UR President Joel Seligman chose not to sign the Amethyst Initiative, a document released last month that calls for a serious debate on whether the current drinking age of 21 is working as a public policy. The Initiative merits attention because it has drawn 130 signatures from the public figures who have perhaps the most direct experience with underage drinking college presidents. Given the prevalence of drinking at UR, Seligman should reconsider and sign the Initiative.

On a college campus especially, mutual respect and communication between students and UR Security is essential. Students have a rare opportunity to interact directly with the men and women protecting them. Instead, underclassmen eye security officers with suspicion and sneak drinks past their Resident Advisers, rather than counting on them for support and safety.

At a school where the most recent CORE Alcohol and Drug Survey revealed that 70 percent of students reported drinking alcohol last month, it is paramount that student leaders can have an honest conversation about alcohol with administrators like Dean of Students Matthew Burns. Just as the drinking age prevents students from positively interacting with security officers, so does it stop student leaders and administrators from coming together to find solutions to excessive drinking.

In the March 6 edition of the Campus Times, the Editorial Board argued that without coordinated events on Dandelion Day, students would be more likely to stay in their rooms and drink. While any party scene brings with it the possibility of alcohol abuse, a University-endorsed, supervised event is preferable to a situation in which students are drinking in their rooms.

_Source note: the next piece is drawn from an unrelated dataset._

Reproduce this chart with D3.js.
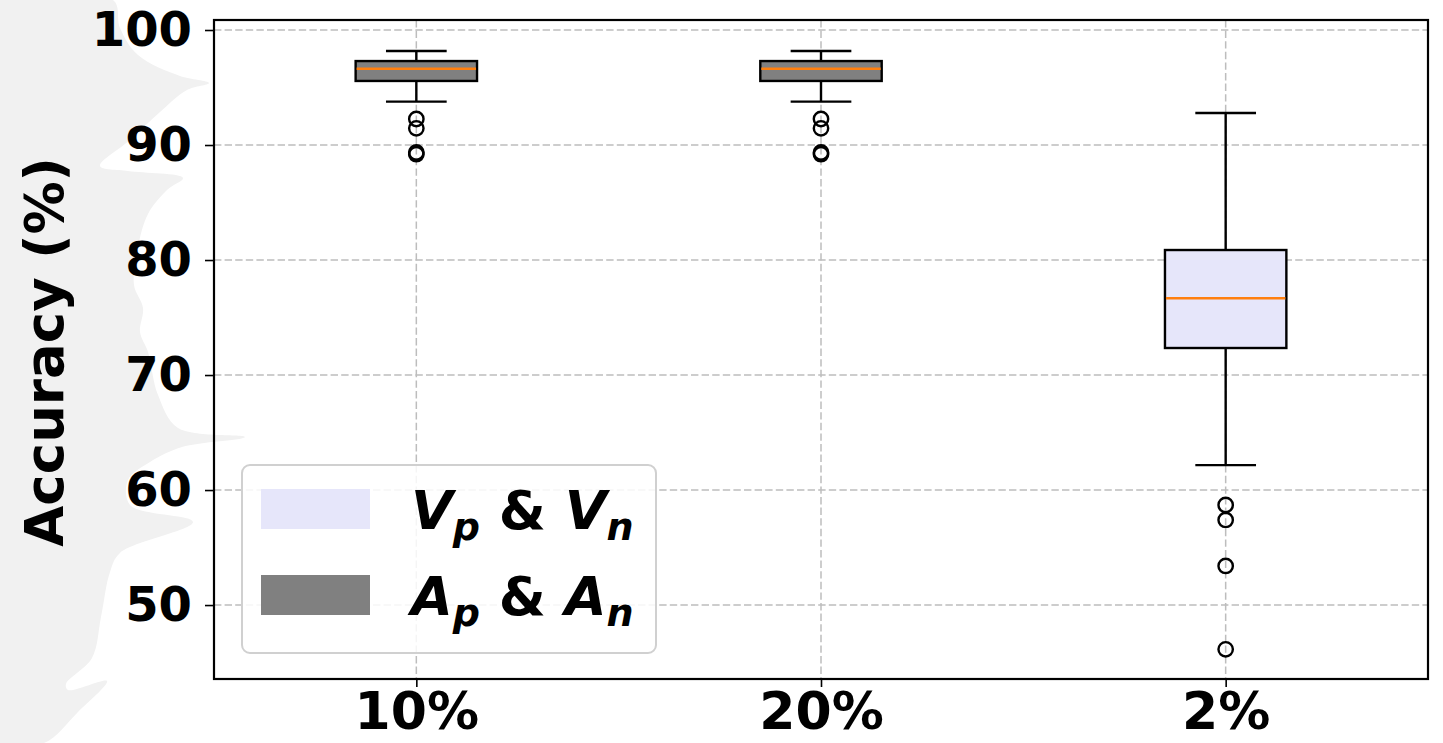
<!DOCTYPE html>
<html>
<head>
<meta charset="utf-8">
<script src="https://cdn.jsdelivr.net/npm/d3@7"></script>
<style>
  html, body { margin: 0; padding: 0; background: #ffffff; }
  svg { display: block; }
  text { font-family: "DejaVu Sans", sans-serif; }
</style>
</head>
<body>
<svg id="chart" width="1443" height="743"></svg>
<script>
// Accuracy distributions per sampling ratio
const categories = ["10%", "20%", "2%"];
const whiskerLow  = [93.77, 93.77, 62.17];
const q1          = [95.57, 95.57, 72.35];
const medians     = [96.63, 96.63, 76.67];
const q3          = [97.30, 97.30, 80.87];
const whiskerHigh = [98.17, 98.17, 92.78];
const outliers = [
  [92.26, 91.45, 89.35, 89.2],
  [92.26, 91.45, 89.35, 89.2],
  [58.7, 57.4, 53.4, 46.15]
];
// which legend group each box belongs to
const boxGroup = ["A", "A", "V"];
const yTicks = [50, 60, 70, 80, 90, 100];
const legendGroups = ["V", "A"];
const legendLetters = { V: "V", A: "A" };

const plot = { left: 214, right: 1428, top: 20, bottom: 679 };
const fills = { V: "#e6e6fa", A: "#808080" };
const lw = 2.4;

const svg = d3.select("#chart");

// faint background silhouette on the left side
const silhouette = [
  [0, 0], [113, 0], [120, 28], [138, 55], [180, 76], [209, 83],
  [187, 90], [160, 112], [130, 140], [100, 166], [128, 171], [183, 178],
  [167, 190], [148, 214], [138, 247], [134, 285], [143, 308], [140, 332],
  [148, 352], [158, 395], [178, 428], [245, 437], [182, 447], [150, 462],
  [128, 480], [130, 505], [193, 522], [120, 553], [110, 572], [101, 617],
  [92, 658], [66, 684], [68, 690], [107, 681], [78, 712], [44, 743], [0, 743]
];
svg.append("path")
  .attr("fill", "#f1f1f1")
  .attr("d", d3.line().curve(d3.curveCatmullRomClosed.alpha(0.5))(silhouette));

const y = d3.scaleLinear().domain([43.57, 100.87]).range([plot.bottom, plot.top]);
const x = d3.scalePoint().domain(categories).range([plot.left, plot.right]).padding(0.5);
const boxW = x.step() * 0.3;
const capW = boxW / 2;

const gridColor = "#bdbdbd";
const dash = "7.4,3.2";

// grid
const grid = svg.append("g");
grid.selectAll("line.h").data(yTicks).join("line")
  .attr("x1", plot.left).attr("x2", plot.right)
  .attr("y1", d => y(d)).attr("y2", d => y(d))
  .attr("stroke", gridColor).attr("stroke-width", 1.5).attr("stroke-dasharray", dash);
grid.selectAll("line.v").data(categories).join("line")
  .attr("x1", d => x(d)).attr("x2", d => x(d))
  .attr("y1", plot.top).attr("y2", plot.bottom)
  .attr("stroke", gridColor).attr("stroke-width", 1.5).attr("stroke-dasharray", dash);

// boxes
const boxes = svg.append("g").selectAll("g").data(categories).join("g");
boxes.each(function(cat, i) {
  const g = d3.select(this);
  const cx = x(cat);
  g.append("line").attr("x1", cx).attr("x2", cx)
    .attr("y1", y(whiskerHigh[i])).attr("y2", y(q3[i]))
    .attr("stroke", "#000").attr("stroke-width", lw);
  g.append("line").attr("x1", cx).attr("x2", cx)
    .attr("y1", y(q1[i])).attr("y2", y(whiskerLow[i]))
    .attr("stroke", "#000").attr("stroke-width", lw);
  [whiskerHigh[i], whiskerLow[i]].forEach(v => {
    g.append("line").attr("x1", cx - capW / 2).attr("x2", cx + capW / 2)
      .attr("y1", y(v)).attr("y2", y(v))
      .attr("stroke", "#000").attr("stroke-width", lw);
  });
  g.append("rect")
    .attr("x", cx - boxW / 2).attr("width", boxW)
    .attr("y", y(q3[i])).attr("height", y(q1[i]) - y(q3[i]))
    .attr("fill", fills[boxGroup[i]]).attr("stroke", "#000").attr("stroke-width", lw);
  g.append("line").attr("x1", cx - boxW / 2 + 1).attr("x2", cx + boxW / 2 - 1)
    .attr("y1", y(medians[i])).attr("y2", y(medians[i]))
    .attr("stroke", "#ff7f0e").attr("stroke-width", lw);
  g.selectAll("circle").data(outliers[i]).join("circle")
    .attr("cx", cx).attr("cy", d => y(d)).attr("r", 7.2)
    .attr("fill", "none").attr("stroke", "#000").attr("stroke-width", 2.4);
});

// axes
const yAxis = svg.append("g").attr("transform", `translate(${plot.left},0)`)
  .call(d3.axisLeft(y).tickValues(yTicks).tickSize(9).tickPadding(13).tickFormat(d3.format("d")));
yAxis.select(".domain").remove();
yAxis.selectAll("line").attr("stroke", "#000").attr("stroke-width", 1.6);
yAxis.selectAll("text").attr("font-size", 48).attr("font-weight", "bold")
  .attr("font-family", "DejaVu Sans").attr("fill", "#000");

const xAxis = svg.append("g").attr("transform", `translate(0,${plot.bottom})`)
  .call(d3.axisBottom(x).tickSize(8).tickPadding(5));
xAxis.select(".domain").remove();
xAxis.selectAll("line").attr("stroke", "#000").attr("stroke-width", 1.6);
xAxis.selectAll("text").attr("font-size", 52).attr("font-weight", "bold")
  .attr("font-family", "DejaVu Sans").attr("fill", "#000");

// frame
svg.append("rect")
  .attr("x", plot.left).attr("y", plot.top)
  .attr("width", plot.right - plot.left).attr("height", plot.bottom - plot.top)
  .attr("fill", "none").attr("stroke", "#000").attr("stroke-width", 2.2);

// y label
svg.append("text")
  .attr("transform", "translate(63,352) rotate(-90)")
  .attr("text-anchor", "middle")
  .attr("font-size", 53).attr("font-weight", "bold").attr("fill", "#000")
  .text("Accuracy (%)");

// legend
const lg = svg.append("g");
lg.append("rect")
  .attr("x", 242).attr("y", 465).attr("width", 414).attr("height", 188)
  .attr("rx", 8).attr("ry", 8)
  .attr("fill", "rgba(255,255,255,0.85)").attr("stroke", "#d0d0d0").attr("stroke-width", 2);
legendGroups.forEach((grp, k) => {
  const rowY = 509 + k * 86;
  lg.append("rect").attr("x", 261).attr("y", rowY - 20).attr("width", 109).attr("height", 40)
    .attr("fill", fills[grp]);
  const t = lg.append("text").attr("x", 411).attr("y", rowY + 20)
    .attr("font-size", 54).attr("font-weight", "bold").attr("fill", "#000");
  const L = legendLetters[grp];
  t.append("tspan").attr("font-style", "italic").text(L);
  t.append("tspan").attr("font-style", "italic").attr("font-size", 38).attr("dy", 11).text("p");
  t.append("tspan").attr("dy", -11).text(" & ");
  t.append("tspan").attr("font-style", "italic").text(L);
  t.append("tspan").attr("font-style", "italic").attr("font-size", 38).attr("dy", 11).text("n");
});
</script>
</body>
</html>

Seligman argued in a press release that he could not justify signing the Initiative at this time because he had not seen ‘compelling evidence” that lowering the drinking age would help reduce binge drinking and alcohol abuse. However, it is clear that a more sensible drinking age would create a sense of openness at UR and lead to a more cooperative and, most importantly, a safer Friday-night scene. That alone makes the Amethyst Initiative worth signing.